Supplied data =
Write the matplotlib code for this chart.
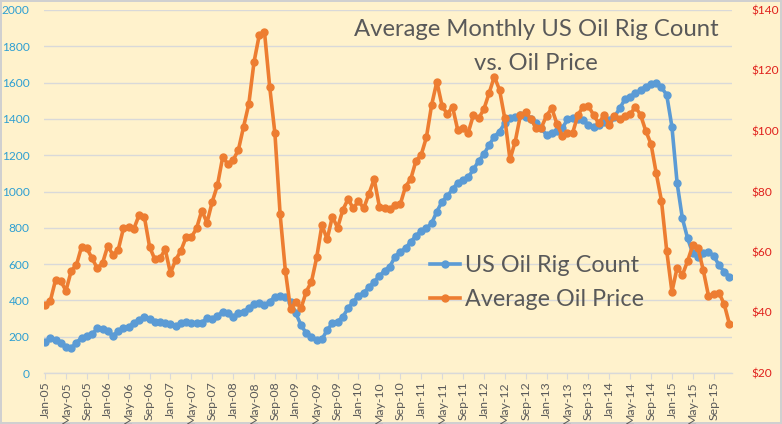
import matplotlib
matplotlib.use("Agg")
import matplotlib.pyplot as plt
import numpy as np
from matplotlib.lines import Line2D

plt.rcParams['font.family'] = ['Lato', 'DejaVu Sans']

# ---- data ----
years = list(range(2005, 2016))
month_names = ['Jan', 'Feb', 'Mar', 'Apr', 'May', 'Jun', 'Jul', 'Aug', 'Sep', 'Oct', 'Nov', 'Dec']
categories = [f"{m}-{str(y)[2:]}" for y in years for m in month_names]

rig_count = [
    169, 191, 182, 164, 142, 136, 167, 195, 204, 213, 246, 241,
    233, 204, 231, 246, 252, 277, 292, 310, 296, 279, 279, 277,
    268, 259, 274, 279, 274, 277, 277, 301, 296, 314, 338, 329,
    310, 329, 338, 356, 378, 387, 375, 393, 420, 424, 420, 393,
    329, 264, 219, 200, 182, 185, 237, 274, 283, 310, 356, 393,
    424, 443, 472, 503, 534, 564, 586, 641, 668, 687, 723, 755,
    784, 797, 825, 889, 944, 975, 1012, 1049, 1063, 1078, 1122, 1168,
    1205, 1256, 1302, 1330, 1376, 1403, 1412, 1421, 1412, 1397, 1376, 1348,
    1311, 1324, 1333, 1348, 1397, 1403, 1397, 1394, 1366, 1357, 1366, 1385,
    1394, 1412, 1458, 1508, 1523, 1541, 1559, 1577, 1592, 1596, 1574, 1532,
    1357, 1045, 852, 742, 659, 641, 659, 668, 645, 595, 558, 531,
]

oil_price = [
    42.5, 43.8, 50.7, 50.4, 47.2, 53.7, 55.7, 61.8, 61.2, 57.9, 54.6, 56.3,
    62.0, 59.0, 60.7, 67.8, 68.2, 67.7, 72.2, 71.7, 61.8, 57.6, 57.9, 60.9,
    53.0, 57.4, 60.4, 64.9, 64.9, 67.8, 73.7, 69.7, 76.6, 82.1, 91.3, 89.1,
    90.4, 93.7, 101.4, 108.9, 122.8, 131.7, 132.8, 114.6, 99.2, 72.4, 53.8, 41.0,
    43.6, 41.4, 46.9, 50.2, 58.2, 68.9, 64.2, 71.7, 68.0, 73.9, 77.5, 74.4,
    76.9, 74.4, 79.2, 84.1, 75.0, 74.4, 74.1, 75.5, 75.8, 81.6, 84.1, 90.1,
    92.1, 97.9, 108.6, 116.3, 108.3, 105.6, 108.0, 100.3, 100.9, 99.4, 105.3, 104.2,
    107.2, 112.5, 118.0, 113.6, 104.2, 90.6, 96.5, 105.3, 106.2, 104.0, 100.9, 101.1,
    105.1, 107.5, 102.3, 98.4, 99.4, 99.4, 105.3, 108.0, 108.3, 105.3, 102.5, 105.3,
    102.0, 105.0, 104.0, 104.8, 105.5, 108.0, 105.3, 100.0, 95.7, 86.0, 76.9, 60.4,
    46.9, 54.8, 52.4, 57.0, 62.3, 61.2, 54.0, 45.5, 46.0, 46.5, 42.8, 36.2,
]

left_ticks = [0, 200, 400, 600, 800, 1000, 1200, 1400, 1600, 1800, 2000]
right_ticks = [20, 40, 60, 80, 100, 120, 140]
right_labels = [f"${v}" for v in right_ticks]

series_names = ["US Oil Rig Count", "Average Oil Price"]
title_lines = ["Average Monthly US Oil Rig Count", "vs. Oil Price"]

# ---- style ----
BG = '#FFF2CC'
BLUE = '#5B9BD5'
ORANGE = '#ED7D31'
GRID = '#D9D9D9'
TEXT = '#595959'
LEFT_LBL = '#2E9FD2'
RIGHT_LBL = '#E0201B'

W, H = 782, 424
fig = plt.figure(figsize=(W / 100, H / 100), dpi=100)
fig.patch.set_facecolor(BG)
fig.patch.set_edgecolor('#D0D0D0')
fig.patch.set_linewidth(1.5)

x0, x1, ytop, ybot = 43.5, 732, 10, 373
ax = fig.add_axes([x0 / W, (H - ybot) / H, (x1 - x0) / W, (ybot - ytop) / H])
ax.set_facecolor(BG)
x = np.arange(len(categories))

ax.plot(x, rig_count, color=BLUE, lw=2.6, marker='o', ms=5, zorder=3,
        solid_joinstyle='round')
ax.set_ylim(0, 2000)
ax.set_xlim(-0.3, len(categories) - 1 + 0.5)
ax.set_yticks(left_ticks)
ax.grid(axis='y', color=GRID, lw=1.0)
ax.set_axisbelow(True)
for s in ['top', 'left', 'right']:
    ax.spines[s].set_visible(False)
ax.spines['bottom'].set_color(GRID)
ax.spines['bottom'].set_linewidth(1.0)
ax.tick_params(axis='y', length=0, labelcolor=LEFT_LBL, labelsize=8.6, pad=10)
ax.set_xticks(x[::4])
ax.set_xticklabels(categories[::4], rotation=90, fontsize=8.8, color=TEXT)
ax.tick_params(axis='x', length=4, color=GRID, pad=2)

ax2 = ax.twinx()
ax2.plot(x, oil_price, color=ORANGE, lw=2.6, marker='o', ms=5, zorder=3,
         solid_joinstyle='round')
ax2.set_ylim(20, 140)
ax2.set_yticks(right_ticks)
ax2.set_yticklabels(right_labels)
ax2.tick_params(axis='y', length=0, labelcolor=RIGHT_LBL, labelsize=8.6, pad=14)
for s in ['top', 'left', 'right', 'bottom']:
    ax2.spines[s].set_visible(False)

handles = [Line2D([], [], color=BLUE, lw=2.6, marker='o', ms=5),
           Line2D([], [], color=ORANGE, lw=2.6, marker='o', ms=5)]
fig.legend(handles, series_names, loc='center left',
           bbox_to_anchor=(430 / W, 1 - 282.5 / H), frameon=False,
           fontsize=16.8, handlelength=1.3, handletextpad=0.2,
           labelspacing=0.58, borderpad=0, borderaxespad=0, labelcolor=TEXT)

fig.text(536 / W, 1 - 36 / H, title_lines[0], ha='center', va='baseline',
         fontsize=17.2, color=TEXT)
fig.text(536 / W, 1 - 70 / H, title_lines[1], ha='center', va='baseline',
         fontsize=17.2, color=TEXT)

fig.savefig('out.png', dpi=100, facecolor=BG, edgecolor='#D0D0D0')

Exercise objective =
Find each line holding the string "matplotlib" and copy it out.

Full response =
Write the matplotlib code for this chart.
import matplotlib
matplotlib.use("Agg")
import matplotlib.pyplot as plt
from matplotlib.lines import Line2D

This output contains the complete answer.